Normally, I would ignore it and carry on. But these days aren’t normal. Did something happen? Sure enough, my phone indicated yet another news flash: eight people badly wounded in a shooting attack on a bus.

More ambulances drove past and I reflected. During periods like this, I become afraid of Arabs. I know that the vast majority of them wouldn’t commit these terrible crimes, but when I meet one, how can I know their intentions?

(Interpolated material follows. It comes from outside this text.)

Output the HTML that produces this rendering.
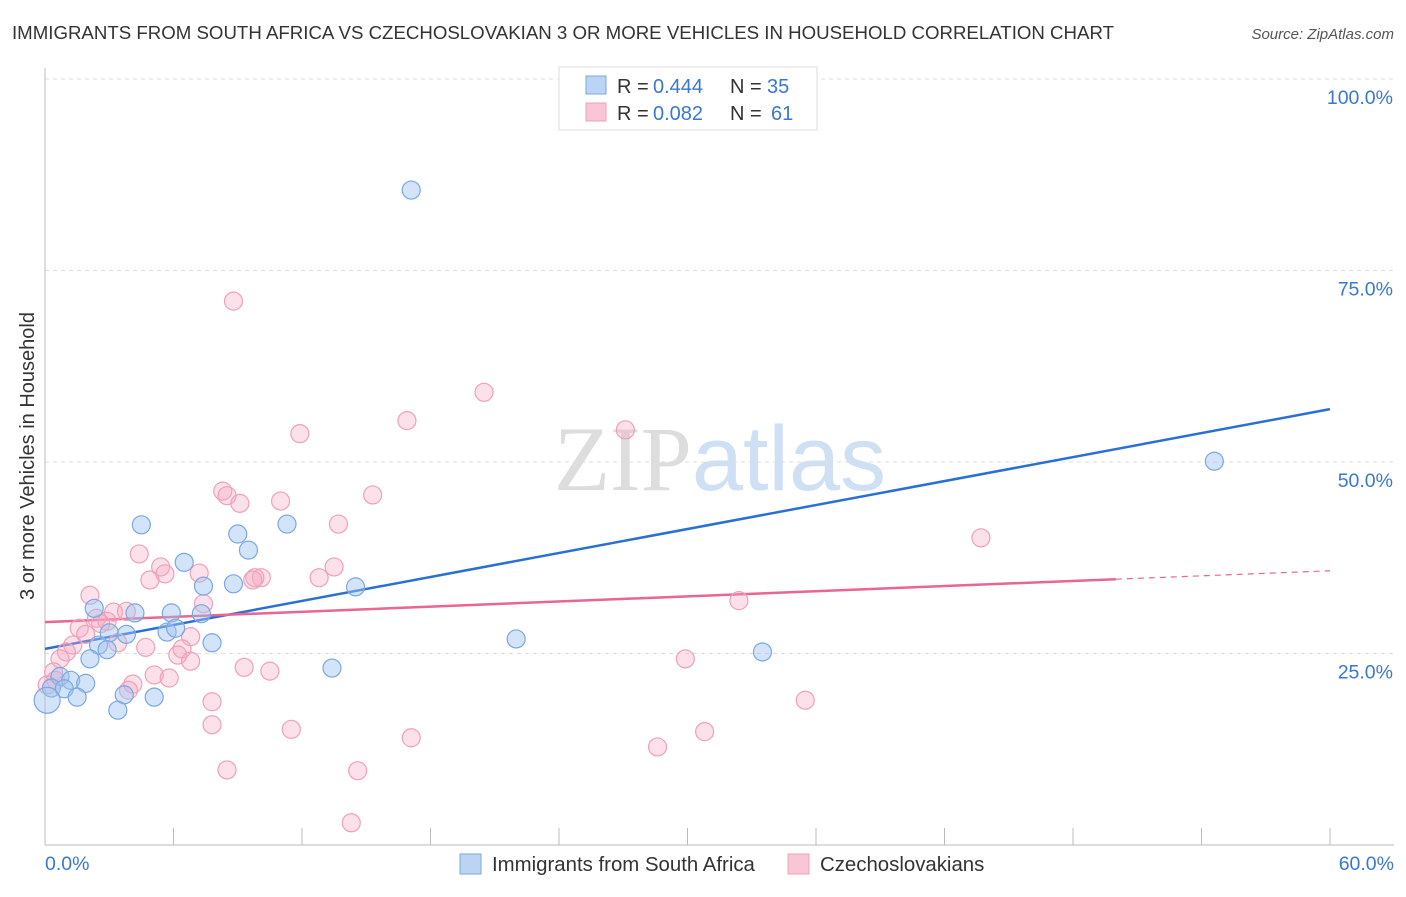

People in other countries, far away from this, criticise Israel for its treatment of Arabs, stopping them at checkposts. It’s wrong, they say, to subject so many to checks because of a few. But they don’t suggest an alternative; there isn’t one. I read about a nineteen-year-old female soldier who apprehended two would-be terrorists at the same checkpost in the last few days.

There’s an update: one dead and seventeen wounded in two attacks in Jerusalem today. And it’s only 11:00.

Peace. Is it too much to ask for?

UPDATE: three people died in the two Jerusalem attacks. (We don’t include terrorists in the count.)

By Miriam Drori

Author, editor, attempter of this thing called life. Social anxiety warrior. Cultivating a Fuji, edition 3, a poignant, humorous and uplifting tale, published with Ocelot Press, January 2023.

6 replies on “I heard a siren”

I remember this feeling too well. My thoughts are with you Miriam. Peace is such a longed for thing and so elusive when hate and distrust is stoked up by leaders hungry only for power, not true peace or understanding.